Just two months after our youngest son began secondary school, we attended a parents night and were struck that two teachers, independently of one another, both said, ‘He’ll go on to be the School Captain.’
And he did!
What had they seen in him, in such a short period of time?
Within congregations, leaders need to be in the business of identifying and raising up new leaders – of seeing potential and investing in it. Leadership guru, John Maxwell, writes that ‘there’s no success without succession’ and any congregation that isn’t thinking about leadership succession is stoking up future problems for itself – in much the same way as a successful sports team is when, even though doing well now, isn’t investing in the stars of the future.
And it’s never too early to start.
Some of those who will go on to be key leaders stand out a mile, others less so (though the slow starters are often in the end the genuine article.) Only by creating space and giving opportunity – only by running something of a testing ground – will leadership emerge.
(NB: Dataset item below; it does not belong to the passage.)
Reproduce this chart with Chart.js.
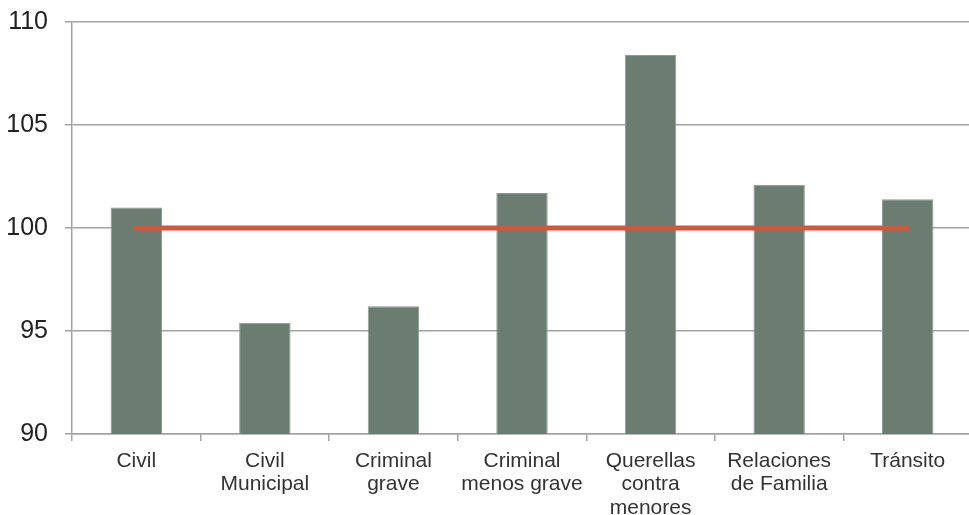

I’ve got a photograph of a group of mid-teenagers from within our congregation. It was taken in about 2008. And most of them hung around. In 2014 we got serious about it, having recognised real potential in them. We brought them together and formed a group that we named 20/20. The idea was that by the year 2020, we would see all or most of them in positions of leadership within the congregation.
The group, about ten strong, met with me, as minister, every month. Basically, we hung out together – always beginning with food which we cooked together then going on to talk and discuss and to read scripture and to pray for one another.
A year ahead of schedule, in 2019, four of them were ordained as elders within the congregation, the youngest aged 23 – not just as token young people but because 1) it was recognised that they were suitably gifted, 2) because they were, and are, wholly committed to the Church and 3) not least because they were, and are, alive in their faith! Others of the original group no longer live locally, having left to go to further education, but all are active within congregations where they now live and some are in leadership positions.
In terms of our Kirk Session, we’re already seeing the difference – like a breath of fresh air. These new elders are heading up our Growing Young programme. Two are representing our Kirk Session at meetings associated with the Presbytery Mission Planning process. But most of all, they simply bring a different perspective to debates and discussions and, in so doing, help the Session to see issues in a different light.
It’s worth saying that investing in new leaders need not be restricted to young people. If there are no young people around, the investment needs to be in those who are present! But either way, there should be intention – a deliberate process.
When not long in ministry, our Kirk Session decided that it was time to ordain new elders. Names were mentioned as possible candidates but what I still remember is a particular name being mentioned, with the supporting evidence being, ‘he’s quite regular in church…’
Quite regular? In terms of low bars, does it get any lower?
Leaders can’t be randomly plucked from a list. They need to be identified and invested in. But it’s worth every moment of time taken to see them becoming, growing, arriving.